* EXCERPTED DATA *
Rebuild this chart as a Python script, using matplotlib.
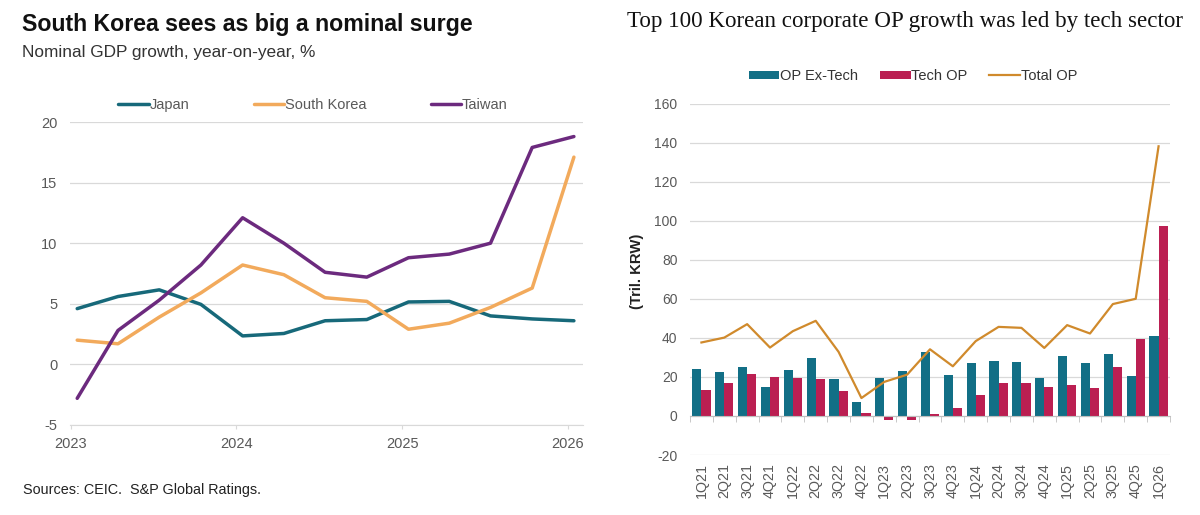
import matplotlib
matplotlib.use('Agg')
import matplotlib.pyplot as plt
import matplotlib.dates as mdates
import numpy as np
import pandas as pd

# left chart: nominal GDP growth, y/y %
dates = ['2023-01-15', '2023-04-15', '2023-07-15', '2023-10-15',
         '2024-01-15', '2024-04-15', '2024-07-15', '2024-10-15',
         '2025-01-15', '2025-04-15', '2025-07-15', '2025-10-15',
         '2026-01-15']
japan = [4.6, 5.6, 6.15, 4.95, 2.35, 2.55, 3.6, 3.7, 5.15, 5.2, 4.0, 3.75, 3.6]
korea = [2.0, 1.7, 3.9, 5.9, 8.2, 7.4, 5.5, 5.2, 2.9, 3.4, 4.7, 6.3, 17.1]
taiwan = [-2.8, 2.8, 5.3, 8.2, 12.1, 10.0, 7.6, 7.2, 8.8, 9.1, 10.0, 17.9, 18.8]

# right chart: top 100 Korean corporate OP
quarters = ['1Q21', '2Q21', '3Q21', '4Q21', '1Q22', '2Q22', '3Q22', '4Q22',
            '1Q23', '2Q23', '3Q23', '4Q23', '1Q24', '2Q24', '3Q24', '4Q24',
            '1Q25', '2Q25', '3Q25', '4Q25', '1Q26']
op_ex_tech = [24.0, 22.8, 25.0, 14.9, 23.6, 29.5, 19.2, 7.2, 19.5, 23.3, 32.9,
              21.2, 27.4, 28.3, 27.7, 19.5, 30.7, 27.1, 32.0, 20.5, 41.1]
tech_op = [13.5, 17.1, 21.7, 20.0, 19.7, 18.8, 13.0, 1.7, -1.9, -1.9, 1.0,
           4.1, 10.6, 17.1, 17.1, 15.1, 15.8, 14.6, 25.2, 39.7, 97.3]
total_op = [37.7, 40.2, 47.1, 35.1, 43.5, 48.8, 32.9, 9.2, 17.5, 21.2, 34.2,
            25.5, 38.4, 45.7, 45.2, 34.9, 46.6, 42.3, 57.4, 60.1, 138.3]

plt.rcParams['font.family'] = ['Liberation Sans', 'DejaVu Sans']
plt.rcParams['axes.unicode_minus'] = False

fig = plt.figure(figsize=(12, 5.15), dpi=100)

grid_c = '#d9d9d9'
tick_c = '#595959'

# ---------------- left chart
ax = fig.add_axes([0.0583, 0.1748, 0.4275, 0.5883])
x = pd.to_datetime(dates)
ax.plot(x, japan, color='#17697a', lw=2.5, label='Japan', solid_capstyle='round')
ax.plot(x, korea, color='#f2aa5c', lw=2.5, label='South Korea', solid_capstyle='round')
ax.plot(x, taiwan, color='#6c2a7e', lw=2.5, label='Taiwan', solid_capstyle='round')

ax.set_ylim(-5, 20)
ax.set_yticks([-5, 0, 5, 10, 15, 20])
ax.set_xlim(pd.Timestamp('2022-12-30'), pd.Timestamp('2026-02-04'))
ax.xaxis.set_major_locator(mdates.YearLocator())
ax.xaxis.set_major_formatter(mdates.DateFormatter('%Y'))
ax.grid(axis='y', color=grid_c, lw=0.9)
ax.set_axisbelow(True)
for s in ['top', 'right', 'left']:
    ax.spines[s].set_visible(False)
ax.spines['bottom'].set_color(grid_c)
ax.tick_params(axis='y', length=0, pad=9, labelsize=10.5, labelcolor=tick_c)
ax.tick_params(axis='x', length=3, color=grid_c, pad=6, labelsize=10.5, labelcolor=tick_c)

fig.legend(handles=ax.get_lines(), loc='center', bbox_to_anchor=(313 / 1200, 0.796),
           ncol=3, frameon=False, fontsize=10.5, handlelength=2.1, handletextpad=0.05,
           columnspacing=4.4, labelcolor='#595959')

fig.text(22 / 1200, 1 - 24 / 515, 'South Korea sees as big a nominal surge',
         fontsize=16.7, fontweight='bold', va='center', ha='left', color='#111111')
fig.text(22 / 1200, 1 - 52 / 515, 'Nominal GDP growth, year-on-year, %',
         fontsize=12.4, va='center', ha='left', color='#333333')
fig.text(23 / 1200, 1 - 490 / 515, 'Sources: CEIC.  S&P Global Ratings.',
         fontsize=10.4, va='center', ha='left', color='#222222')

# ---------------- right chart
ax2 = fig.add_axes([0.575, 0.1165, 0.4, 0.6816])
pos = np.arange(len(quarters))
w = 0.4
ax2.bar(pos - w / 2, op_ex_tech, width=w, color='#126f86', label='OP Ex-Tech')
ax2.bar(pos + w / 2, tech_op, width=w, color='#bb1f52', label='Tech OP')
ax2.plot(pos, total_op, color='#d08a2c', lw=1.6, label='Total OP')

ax2.set_xlim(-0.5, len(quarters) - 0.5)
ax2.set_ylim(-20, 160)
ax2.set_yticks(np.arange(-20, 161, 20))
ax2.grid(axis='y', color=grid_c, lw=0.9)
ax2.set_axisbelow(True)
for s in ['top', 'right', 'left']:
    ax2.spines[s].set_visible(False)
ax2.spines['bottom'].set_position(('data', 0))
ax2.spines['bottom'].set_color('#bfbfbf')
ax2.set_xticks(pos)
ax2.set_xticklabels(quarters, rotation=90)
ax2.set_xticks(np.arange(len(quarters) + 1) - 0.5, minor=True)
ax2.tick_params(axis='x', which='major', length=0, pad=34, labelsize=10.3, labelcolor=tick_c)
ax2.tick_params(axis='x', which='minor', length=4, color='#bfbfbf')
ax2.tick_params(axis='y', length=0, pad=9, labelsize=10, labelcolor=tick_c)
ax2.set_ylabel('(Tril. KRW)', fontsize=10.7, fontweight='bold', color='#222222')
ax2.yaxis.set_label_coords(-0.095, 0.524)

h, l = ax2.get_legend_handles_labels()
order = [1, 2, 0]
fig.legend([h[i] for i in order], [l[i] for i in order], loc='center',
           bbox_to_anchor=(913 / 1200, 1 - 76 / 515), ncol=3, frameon=False,
           fontsize=10.5, handlelength=2.1, handleheight=0.5, handletextpad=0.05,
           columnspacing=1.5, labelcolor='#333333')

fig.text(905 / 1200, 1 - 21 / 515, 'Top 100 Korean corporate OP growth was led by tech sector',
         fontsize=16.6, family=['Liberation Serif', 'DejaVu Serif'], va='center', ha='center',
         color='#111111')

fig.savefig('out.png', dpi=100)
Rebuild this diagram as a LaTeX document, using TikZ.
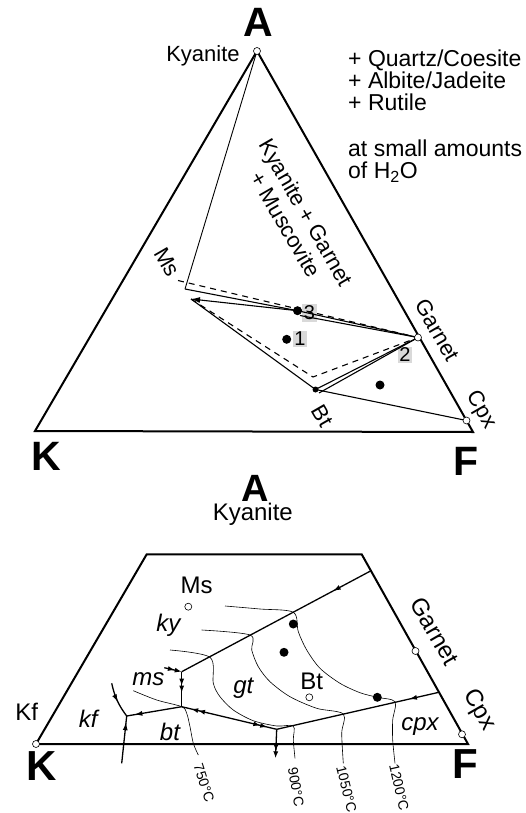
\documentclass[tikz,border=0pt]{standalone}
\usepackage{fontspec}
\setmainfont{Liberation Sans}
\usetikzlibrary{arrows.meta, decorations.markings}

\begin{document}
\begin{tikzpicture}[
    x=1pt, y=-1pt,
    edge/.style={line width=2pt},
    tie/.style={line width=1.1pt},
    dashtie/.style={line width=1.1pt, dash pattern=on 6pt off 5pt},
    react/.style={line width=1.3pt},
    iso/.style={line width=0.6pt},
    phase/.style={circle, draw, fill=white, line width=0.6pt, inner sep=0pt, minimum size=7pt},
    bulk/.style={circle, fill=black, inner sep=0pt, minimum size=9pt},
    corner/.style={font=\fontsize{41}{44}\selectfont\bfseries, inner sep=0pt, anchor=base},
    lbl/.style={font=\fontsize{22}{24}\selectfont, inner sep=0pt},
    lblb/.style={font=\fontsize{24}{26}\selectfont, inner sep=0pt},
    numbox/.style={fill=gray!30, font=\fontsize{20}{22}\selectfont, inner sep=1.5pt},
    field/.style={font=\fontsize{24}{26}\selectfont\itshape, inner sep=0pt},
    temp/.style={font=\fontsize{14}{16}\selectfont, inner sep=0pt},
    tip/.style={postaction={decorate}, decoration={markings,
        mark=at position #1 with {\arrow{Latex[length=8pt,width=5pt]}}}},
    dmid/.style={postaction={decorate}, decoration={markings,
        mark=at position #1 with {\arrow{Latex[length=7pt,width=5pt] Latex[length=7pt,width=5pt]}}}},
    dtip/.style={-{Latex[length=7pt,width=5pt] Latex[length=7pt,width=5pt]}}
]
\useasboundingbox (0,0) rectangle (526,813);

% --- upper triangle: corners ---
\coordinate (ta) at (257,51);
\coordinate (tk) at (35,431);
\coordinate (tf) at (473,432);
\draw[edge] (ta) -- (tk) -- (tf) -- cycle;

\node[corner] (la) at (258,36.7) {A};
\node[corner] (lk) at (46.5,470) {K};
\node[corner] (lf) at (466,475) {F};

% --- upper triangle: phases ---
\coordinate (ms) at (185,289);
\coordinate (msb) at (191,299);
\coordinate (ms0) at (178,280.5);
\coordinate (gt) at (418,337.5);
\coordinate (bt) at (315.5,389.5);
\coordinate (btb) at (319,393);
\coordinate (bd) at (313,377);
\coordinate (cpx) at (466.5,420.5);
\coordinate (p3) at (297.5,310.7);
\coordinate (p3b) at (300,315.5);

\node[numbox] (n1) at (300,339) {1};
\node[numbox] (n3) at (309.5,313) {3};
\node[numbox] (n2) at (405,355) {2};

\draw[tie, line width=0.9pt] (ta) -- (ms);
\draw[dashtie] (ms0) -- (gt);
\draw[dashtie] (msb) -- (bd) -- (gt);
\draw[tie] (ms) -- (p3);
\draw[tie, -{Latex[length=9pt,width=6pt]}] (p3) -- (msb);
\draw[tie] (p3) -- (gt);
\draw[tie] (p3b) -- (gt);
\draw[tie] (msb) -- (bt);
\draw[tie] (bt) -- (gt);
\draw[tie] (btb) -- (gt);
\draw[tie] (bt) -- (cpx);

\node[phase] (kya) at (ta) {};
\node[phase] (gta) at (gt) {};
\node[phase] (cpa) at (cpx) {};
\node[bulk, minimum size=6pt] (bta) at (bt) {};
\node[bulk] (d3) at (p3) {};
\node[bulk] (d1) at (286.7,339.3) {};
\node[bulk] (d4) at (380,385) {};

\node[lbl, anchor=base] (kyl) at (203,61.7) {Kyanite};
\node[lbl, rotate=-60] (msl) at (167,262) {Ms};
\node[lbl, rotate=-60] (gtl) at (437.5,330) {Garnet};
\node[lbl, rotate=-60] (cpl) at (481,410) {Cpx};
\node[lbl, rotate=-60] (btl) at (322.5,416) {Bt};
\node[lbl, rotate=-60, align=center] (asm) at (296,218.5) {Kyanite + Garnet\\+ Muscovite};

% base = last line
\node[font=\fontsize{23}{21.7}\selectfont, inner sep=0pt, anchor=base west, align=left] (extra) at (348,110.4)
    {+ Quartz/Coesite\\+ Albite/Jadeite\\+ Rutile};
\node[font=\fontsize{23}{21.7}\selectfont, inner sep=0pt, anchor=base west, align=left] (water) at (348,178.3)
    {at small amounts\\of H\textsubscript{2}O};

% --- lower diagram: frame ---
\coordinate (bk) at (36,744);
\coordinate (bf) at (468,744);
\coordinate (bl) at (146.7,554.3);
\coordinate (br) at (361.7,554.3);
\draw[edge] (bk) -- (bl) -- (br) -- (bf) -- cycle;

\node[corner, font=\fontsize{38}{40}\selectfont\bfseries] (la2) at (255,501.7) {A};
\node[lblb, anchor=base] (kyl2) at (252.8,520) {Kyanite};
\node[corner, font=\fontsize{42}{44}\selectfont\bfseries] (lk2) at (41.7,780) {K};
\node[corner, font=\fontsize{42}{44}\selectfont\bfseries] (lf2) at (465,778) {F};

% --- lower diagram: isotherms ---
\draw[iso] plot[smooth] coordinates {(225,606) (260,609) (293.3,612.3) (298.3,631.7) (306.7,650)
    (320,668.3) (340,683.3) (360,692.7) (377.3,697.3) (395,701.7) (392.7,720) (392.7,740) (395,763.3)};
\draw[iso] plot[smooth] coordinates {(201.7,630) (250,635) (251.7,650) (258.3,666.7) (270,681.7)
    (290,696.7) (316.7,708.3) (343.3,714) (341.7,733.3) (343.3,763.3)};
\draw[iso] plot[smooth] coordinates {(170,650) (210,657.3) (213.3,683.3) (220,696.7) (233.3,710)
    (253.3,720.7) (276.7,726) (293.3,726) (293.3,740) (295,758.3)};
\draw[iso] plot[smooth] coordinates {(133.3,690.7) (156.7,700) (181.7,706.7) (186.7,713.3)
    (190,726.7) (193.3,743.3) (198.3,755)};

\node[temp, rotate=-72] (t750) at (204,783) {750°C};
\node[temp, rotate=-80] (t900) at (296,787) {900°C};
\node[temp, rotate=-76] (t1050) at (346.5,789) {1050°C};
\node[temp, rotate=-77] (t1200) at (399,787.5) {1200°C};

% --- lower diagram: reaction curves ---
\coordinate (r1) at (370.5,571);
\coordinate (e0) at (164.3,667.7);
\coordinate (e1) at (181.7,671.7);
\coordinate (p1) at (181.7,706.7);
\coordinate (q) at (126.7,716);
\coordinate (p2) at (276.7,729.3);
\coordinate (p2d) at (275.5,758.3);
\coordinate (r2) at (438,692.5);
\coordinate (kfa) at (111.7,683.3);
\coordinate (kfb) at (121.7,763.3);

\draw[react, tip=0.2] (r1) -- (e1);
\draw[react, dtip] (e0) -- (e1);
\draw[react, dmid=0.6] (e1) -- (p1);
\draw[react, tip=0.86] (p1) -- (q);
\draw[react, postaction={decorate}, decoration={markings,
    mark=at position 0.1 with {\arrowreversed{Latex[length=7pt,width=5pt] Latex[length=7pt,width=5pt]}},
    mark=at position 0.9 with {\arrow{Latex[length=7pt,width=5pt] Latex[length=7pt,width=5pt]}}}] (p1) -- (p2);
\draw[react, dtip] (p2) -- (p2d);
\draw[react, tip=0.18] (r2) -- (p2);
\draw[react, tip=0.55] (kfa) to[bend right=12] (q);
\draw[react, tip=0.87] (kfb) -- (q);

% --- lower diagram: phases ---
\node[phase] (kfp) at (bk) {};
\node[phase] (msp) at (188.3,606.7) {};
\node[phase] (btp) at (309.3,697.3) {};
\node[phase] (gtp) at (415.5,651) {};
\node[phase] (cpp) at (462,734.3) {};
\node[bulk] (e2) at (293.3,624) {};
\node[bulk] (e3) at (284,652.3) {};
\node[bulk] (e4) at (377.3,697.3) {};

\node[lblb] (msl2) at (196.7,585) {Ms};
\node[lblb] (btl2) at (311.7,681.7) {Bt};
\node[lblb] (kfl) at (26.7,711.7) {Kf};
\node[lblb, rotate=-60] (gtl2) at (435,631) {Garnet};
\node[lblb, rotate=-60] (cpl2) at (479,710) {Cpx};

\node[field] (fky) at (168.3,625) {ky};
\node[field] (fms) at (148.3,679.3) {ms};
\node[field] (fkf) at (88.3,718.3) {kf};
\node[field] (fbt) at (170,731.7) {bt};
\node[field] (fgt) at (243.3,688.3) {gt};
\node[field] (fcp) at (420,726.7) {cpx};
\end{tikzpicture}
\end{document}
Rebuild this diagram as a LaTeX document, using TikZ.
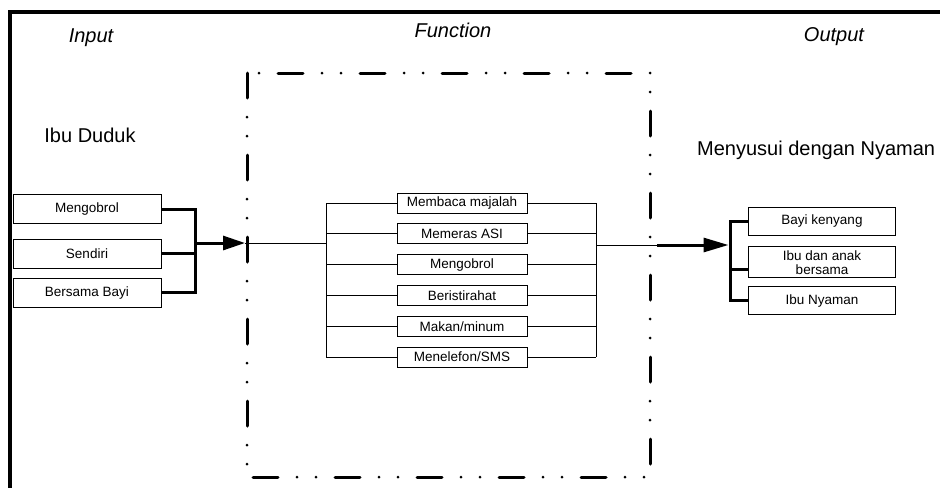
\documentclass[tikz,border=0pt]{standalone}
\usepackage{fontspec}
\setmainfont{Liberation Sans}
\usetikzlibrary{positioning,arrows.meta}

\begin{document}
\begin{tikzpicture}[
    x=1pt, y=-1pt,
    inbox/.style={
        rectangle,
        draw=black, line width=0.8pt,
        minimum width=148pt,
        minimum height=29pt,
        inner sep=0pt,
        font=\fontsize{13.5}{14}\selectfont,
        align=center
    },
    actbox/.style={inbox, minimum width=130pt, minimum height=20pt},
    outbox/.style={inbox, minimum width=147pt, minimum height=28pt},
    heading/.style={inner sep=0pt, font=\fontsize{20}{24}\selectfont\itshape},
    bigtext/.style={inner sep=0pt, font=\fontsize{20}{24}\selectfont},
    busline/.style={line width=3pt},
    thinline/.style={line width=1pt},
    frameline/.style={line width=3.5pt},
    funcframe/.style={
        line width=3pt, line cap=round,
        dash pattern=on 25pt off 19pt on 0pt off 19pt on 0pt off 19pt
    }
]
\useasboundingbox (0,0) rectangle (940,488);

\draw[frameline] (940,12) -- (10,12) -- (10,488);
\draw[funcframe] (247,73) -- (247,477) -- (650,477) -- (650,73) -- cycle;

\node[heading] (hin) at (91,38) {Input};
\node[heading] (hfn) at (453,30) {Function};
\node[heading] (hout) at (834,37) {Output};
\node[bigtext] (sit) at (90,135) {Ibu Duduk};
\node[bigtext, anchor=west] (res) at (697,150) {Menyusui dengan Nyaman};

\node[inbox] (in1) at (87,209) {Mengobrol};
\node[inbox, below=15pt of in1] (in2) {Sendiri};
\node[inbox, below=9pt of in2] (in3) {Bersama Bayi};

\node[actbox] (f1) at (462,203) {Membaca majalah};
\node[actbox, below=10pt of f1] (f2) {Memeras ASI};
\node[actbox, below=10pt of f2] (f3) {Mengobrol};
\node[actbox, below=10pt of f3] (f4) {Beristirahat};
\node[actbox, below=10pt of f4] (f5) {Makan/minum};
\node[actbox, below=10pt of f5] (f6) {Menelefon/SMS};

\node[outbox] (o1) at (822,221) {Bayi kenyang};
\node[outbox, minimum height=31pt, below=11pt of o1] (o2) {Ibu dan anak\\bersama};
\node[outbox, below=8pt of o2] (o3) {Ibu Nyaman};

\coordinate (inbus) at (195,243);
\coordinate (fin) at (245,243);
\coordinate (fl) at (326,243);
\coordinate (fr) at (596,245);
\coordinate (fx) at (657,245);
\coordinate (obus) at (730,245);
\coordinate (o2j) at ([yshift=-7pt]o2.west);

\draw[busline] (in1.east) -| (inbus) |- (in3.east);
\draw[busline] (in2.east) -- (in2.east -| inbus);
\draw[busline, -{Triangle[length=22pt, width=14pt]}] (inbus) -- (fin);
\draw[thinline] (fin) -- (fl);

\foreach \i in {1,...,6} {
    \draw[thinline] (f\i.west -| fl) -- (f\i.west);
    \draw[thinline] (f\i.east) -- (f\i.east -| fr);
}
\draw[thinline] (f1.west -| fl) -- (f6.west -| fl);
\draw[thinline] (f1.east -| fr) -- (f6.east -| fr);

\draw[thinline] (fr) -- (fx);
\draw[busline, -{Triangle[length=25pt, width=14pt]}, shorten >=1.5pt] (fx) -- (obus);
\draw[busline] (o1.west) -| (obus) |- (o3.west);
\draw[busline] (o2j) -- (o2j -| obus);

\end{tikzpicture}
\end{document}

* GOAL *
Transcribe, from the records above, the first line and every line after it up to and including the line with "import pandas as pd"; omit pictures.

* CORRECT RESULT *
Rebuild this chart as a Python script, using matplotlib.
import matplotlib
matplotlib.use('Agg')
import matplotlib.pyplot as plt
import matplotlib.dates as mdates
import numpy as np
import pandas as pd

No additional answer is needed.